Bourns was rumoured as a possible NDP candidate in the 1985 Ontario general election, but decided against it. He was also considered likely to run for mayor in the 1985 municipal election, but decided against it, citing a desire to spend time with his family, his side-career as a business consultant and getting a master's degree in business administration from the University of Ottawa. In August 1985, he announced he would not be running for re-election as alderman either and endorsed fellow progressive alderman Marlene Catterall in the mayoral race.

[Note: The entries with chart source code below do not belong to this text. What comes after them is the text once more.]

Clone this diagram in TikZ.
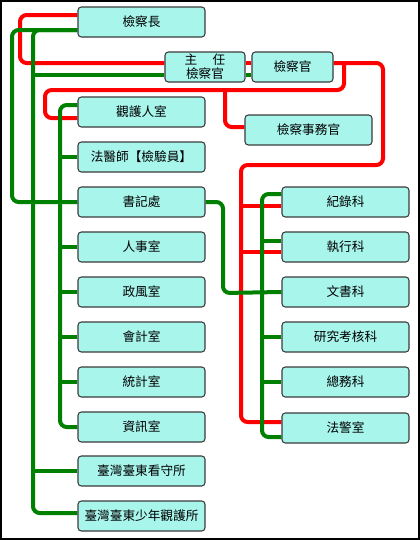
\documentclass[tikz,border=0pt]{standalone}
\usepackage{fontspec}
\newfontfamily\cjk{Noto Sans CJK TC}
\usetikzlibrary{calc}
\definecolor{boxfill}{HTML}{A8F5EC}
\definecolor{boxline}{HTML}{3A3A3A}
\definecolor{redline}{HTML}{FF0000}
\definecolor{greenline}{HTML}{008000}
\pgfdeclarelayer{background}
\pgfsetlayers{background,main}
\tikzset{
  unit/.style={draw=boxline, fill=boxfill, rounded corners=2.5pt, line width=0.8pt,
    minimum width=95.25pt, minimum height=22.5pt, inner sep=0pt,
    font=\cjk\fontsize{9.5pt}{11pt}\selectfont, align=center},
  redlink/.style={draw=redline, line width=3pt, rounded corners=5pt},
  greenlink/.style={draw=greenline, line width=3pt, rounded corners=5pt},
}
\begin{document}
\begin{tikzpicture}[x=0.75pt,y=-0.75pt]
\useasboundingbox (0,0) rectangle (420,540);
\draw[black, line width=1.2pt] (0.8,0.8) rectangle (419.2,539.2);
% nodes
\node[unit] (chief) at (141.5,22) {檢察長};
\node[unit, minimum width=60pt, font=\cjk\fontsize{9.5pt}{10.5pt}\selectfont] (zhuren) at (205,67) {主\hspace{1.2em}任\\檢察官};
\node[unit, minimum width=60.75pt] (jcg) at (292.5,67) {檢察官};
\node[unit] (guanhu) at (141.5,112) {觀護人室};
\node[unit] (shiwu) at (308.5,130) {檢察事務官};
\node[unit] (fayi) at (141.5,157) {法醫師【檢驗員】};
\node[unit] (shuji) at (141.5,202) {書記處};
\node[unit] (renshi) at (141.5,247) {人事室};
\node[unit] (zhengfeng) at (141.5,292) {政風室};
\node[unit] (kuaiji) at (141.5,337) {會計室};
\node[unit] (tongji) at (141.5,382) {統計室};
\node[unit] (zixun) at (141.5,427) {資訊室};
\node[unit] (kanshou) at (141.5,471) {臺灣臺東看守所};
\node[unit] (shaonian) at (141.5,516) {臺灣臺東少年觀護所};
\node[unit] (jilu) at (345.5,202) {紀錄科};
\node[unit] (zhixing) at (345.5,247) {執行科};
\node[unit] (wenshu) at (345.5,292) {文書科};
\node[unit] (yanjiu) at (345.5,337) {研究考核科};
\node[unit] (zongwu) at (345.5,382) {總務科};
\node[unit] (fajing) at (345.5,428) {法警室};
% junction coordinates
\coordinate (rj1) at (344,63);
\coordinate (rj2) at (225,90);
\coordinate (rv) at (241,206);
\coordinate (rv2) at (241,252);
\coordinate (gv) at (33,75);
\coordinate (gv2) at (33,471);
\coordinate (gi) at (60,157);
\coordinate (gr) at (262,241);
\begin{pgfonlayer}{background}
% red lines
\draw[redlink] ($(chief.west)+(0,-7)$) -- (20,15) -- (20,63) -- ($(zhuren.west)+(0,-4)$);
\draw[redlink] ($(zhuren.east)+(0,-4)$) -- ($(jcg.west)+(0,-4)$);
\draw[redlink] ($(jcg.east)+(0,-4)$) -- (383,63) -- (383,165) -- (241,165) -- (241,422) -- ($(fajing.west)+(0,-6)$);
\draw[redlink] (rv) -- ($(jilu.west)+(0,4)$);
\draw[redlink] (rv2) -- ($(zhixing.west)+(0,5)$);
\draw[redlink] (rj1) -- (344,90) -- (45,90) -- (45,118) -- ($(guanhu.west)+(0,6)$);
\draw[redlink] (rj2) -- (225,127) -- ($(shiwu.west)+(0,-3)$);
% green lines
\draw[greenlink] ($(chief.west)+(0,8)$) -- (12,30) -- (12,202) -- (shuji.west);
\draw[greenlink] ($(chief.west)+(0,8)$) -- (33,30) -- (33,513) -- ($(shaonian.west)+(0,-3)$);
\draw[greenlink] (gv) -- ($(zhuren.west)+(0,8)$);
\draw[greenlink] ($(zhuren.east)+(0,8)$) -- ($(jcg.west)+(0,8)$);
\draw[greenlink] (gv2) -- (kanshou.west);
\draw[greenlink] ($(guanhu.west)+(0,-7)$) -- (60,105) -- (60,427) -- (zixun.west);
\draw[greenlink] (gi) -- (fayi.west);
\draw[greenlink] (60,247) -- (renshi.west);
\draw[greenlink] (60,292) -- (zhengfeng.west);
\draw[greenlink] (60,337) -- (kuaiji.west);
\draw[greenlink] (60,382) -- (tongji.west);
\draw[greenlink] (shuji.east) -- (223,202) -- (223,293) -- (wenshu.west);
\draw[greenlink] ($(jilu.west)+(0,-8)$) -- (262,194) -- (262,437) -- ($(fajing.west)+(0,9)$);
\draw[greenlink] (gr) -- ($(zhixing.west)+(0,-6)$);
\draw[greenlink] (262,337) -- (yanjiu.west);
\draw[greenlink] (262,382) -- (zongwu.west);
\end{pgfonlayer}
\end{tikzpicture}
\end{document}
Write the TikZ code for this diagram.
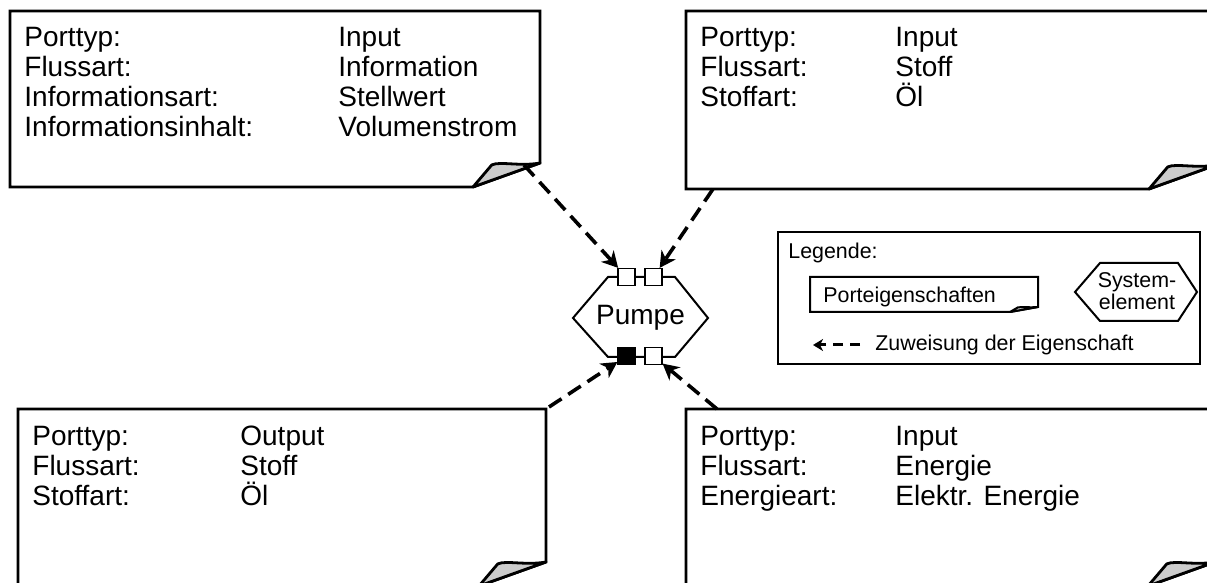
\documentclass[tikz,border=0pt]{standalone}
\usepackage{fontspec}
\setmainfont{Liberation Sans}
\usepackage{xcolor}
\usetikzlibrary{arrows.meta, positioning}
\definecolor{flapgray}{RGB}{204,204,204}

\tikzset{
  notebox/.style={draw=black, line width=1.4pt, line join=miter, fill=white},
  flap/.style={draw=black, line width=1.4pt, line join=round, fill=flapgray},
  proptext/.style={anchor=base west, inner sep=0pt, font=\fontsize{14}{15}\selectfont},
  legtext/.style={anchor=west, inner sep=0pt, font=\fontsize{10.7}{12}\selectfont},
  portsq/.style={draw=black, line width=0.6pt, fill=white, minimum size=8.5pt, inner sep=0pt},
  hexline/.style={draw=black, line width=1pt, line join=miter},
  assignarrow/.style={line width=1.8pt, dash pattern=on 7.5pt off 4pt,
    -{Stealth[length=8pt, width=8.5pt, inset=2.5pt]}},
  legarrow/.style={line width=1.5pt, dash pattern=on 5pt off 3.5pt,
    -{Stealth[length=5pt, width=6pt, inset=1.5pt]}}
}

% folded sheet: [style] x1 y1 x2 y2 foldwidth foldheight
\newcommand{\notesheet}[7][]{%
  \draw[notebox, #1] (#2,#3) -- (#4,#3) -- (#4,{#5-#7}) -- ({#4-#6},#5) -- (#2,#5) -- cycle;
  \draw[flap, #1] ({#4-#6},#5) -- ({#4-0.72*#6},{#5-0.92*#7})
    .. controls ({#4-0.6*#6},{#5-1.08*#7}) and ({#4-0.3*#6},{#5-0.85*#7}) .. (#4,{#5-#7}) -- cycle;
}

\begin{document}
\begin{tikzpicture}[x=0.5pt, y=-0.5pt]
    \useasboundingbox (0,0) rectangle (1207,583);

    % property sheets
    \notesheet{10}{11}{540}{187}{67}{24}
    \notesheet{686}{11}{1216}{189}{67}{24}
    \notesheet{18}{409}{546}{586}{67}{24}
    \notesheet{686}{409}{1215}{586}{67}{24}

    \node (infoprops) at (24,47) [proptext] {\begin{tabular}[t]{@{}p{157pt}@{}l@{}}
      Porttyp: & Input\\
      Flussart: & Information\\
      Informationsart: & Stellwert\\
      Informationsinhalt: & Volumenstrom
    \end{tabular}};
    \node (oilinprops) at (700,47) [proptext] {\begin{tabular}[t]{@{}p{97.5pt}@{}l@{}}
      Porttyp: & Input\\
      Flussart: & Stoff\\
      Stoffart: & \smash{Öl}
    \end{tabular}};
    \node (oiloutprops) at (32,445) [proptext] {\begin{tabular}[t]{@{}p{104pt}@{}l@{}}
      Porttyp: & Output\\
      Flussart: & Stoff\\
      Stoffart: & \smash{Öl}
    \end{tabular}};
    \node (energyprops) at (700,445) [proptext] {\begin{tabular}[t]{@{}p{97.5pt}@{}l@{}}
      Porttyp: & Input\\
      Flussart: & Energie\\
      Energieart: & Elektr. Energie
    \end{tabular}};

    % system element with ports
    \draw[hexline] (573,318) -- (608,277) -- (675,277) -- (708,318) -- (675,357) -- (608,357) -- cycle;
    \node (pumpe) at (640.5,318) [font=\fontsize{14}{15}\selectfont] {Pumpe};
    \node (portInfo) at (626.5,277) [portsq] {};
    \node (portOilIn) at (653.5,277) [portsq] {};
    \node (portOilOut) at (626.5,356) [portsq, fill=black] {};
    \node (portEnergy) at (653.5,356) [portsq] {};

    % assignments
    \coordinate (infoTail) at (524,165);
    \coordinate (oilinTail) at (713,189);
    \coordinate (oiloutTail) at (549,407);
    \coordinate (energyTail) at (717,409);
    \draw[assignarrow] (infoTail) -- (portInfo);
    \draw[assignarrow] (oilinTail) -- (portOilIn);
    \draw[assignarrow] (oiloutTail) -- (portOilOut);
    \draw[assignarrow] (energyTail) -- (portEnergy);

    % legend
    \draw[draw=black, line width=1pt] (778,232) rectangle (1200,364);
    \node (legtitle) at (788,253) [legtext] {Legende:};
    \notesheet[line width=1pt]{810}{277}{1038}{312}{28}{5}
    \node (legsheet) at (823,297) [legtext] {Porteigenschaften};
    \draw[hexline] (1075,292) -- (1100,263) -- (1178,263) -- (1197,292) -- (1178,321) -- (1100,321) -- cycle;
    \node (legelement) at (1137,291) [align=center, inner sep=0pt, font=\fontsize{10.7}{9}\selectfont] {System-\\element};
    \coordinate (legTail) at (860,345);
    \coordinate (legTip) at (813,345);
    \draw[legarrow] (legTail) -- (legTip);
    \node (legassign) at (875,345) [legtext] {Zuweisung der Eigenschaft};
\end{tikzpicture}
\end{document}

During his time on council, he was "instrumental" in getting Ottawa's non-profit housing corporation "City Living" started, and played a "major role" in developing Ottawa's Transitway rapid bus network as chair of the region's transportation committee. Bourns was succeeded on council by his executive assistant Joan O'Neill who defeated Zlepnig who ran for the seat once again.

==Post political life==
On November 21, 1985, Bourns and his wife opened up the "Sussex Club", a women-only health spa located at 45 Rideau Street. In 1987, he was again rumoured to run for the NDP in Ottawa South for the Ontario general election, 1987, but opted against it. After politics, he continued his consulting work with a firm that dealt with native issues. He received his MBA and became a financial analyst for Peat Marwick Thorne, helping companies in financial trouble. At this time, he was urged to run for Regional Chair in the 1991 municipal elections (the first direct election for the job), but ultimately did not do so. In 1993, while working as an accountant for KPMG, he was appointed by the provincial government to study the possible amalgamation of the region's five school boards. His report ultimately rejected board amalgamation (though the regions's two school boards would eventually be amalgamated in 1998).

Today, Bourns is the founder of Maclaren Municipal Consulting. The Brian Bourns Place apartments in Centretown are named in his honour.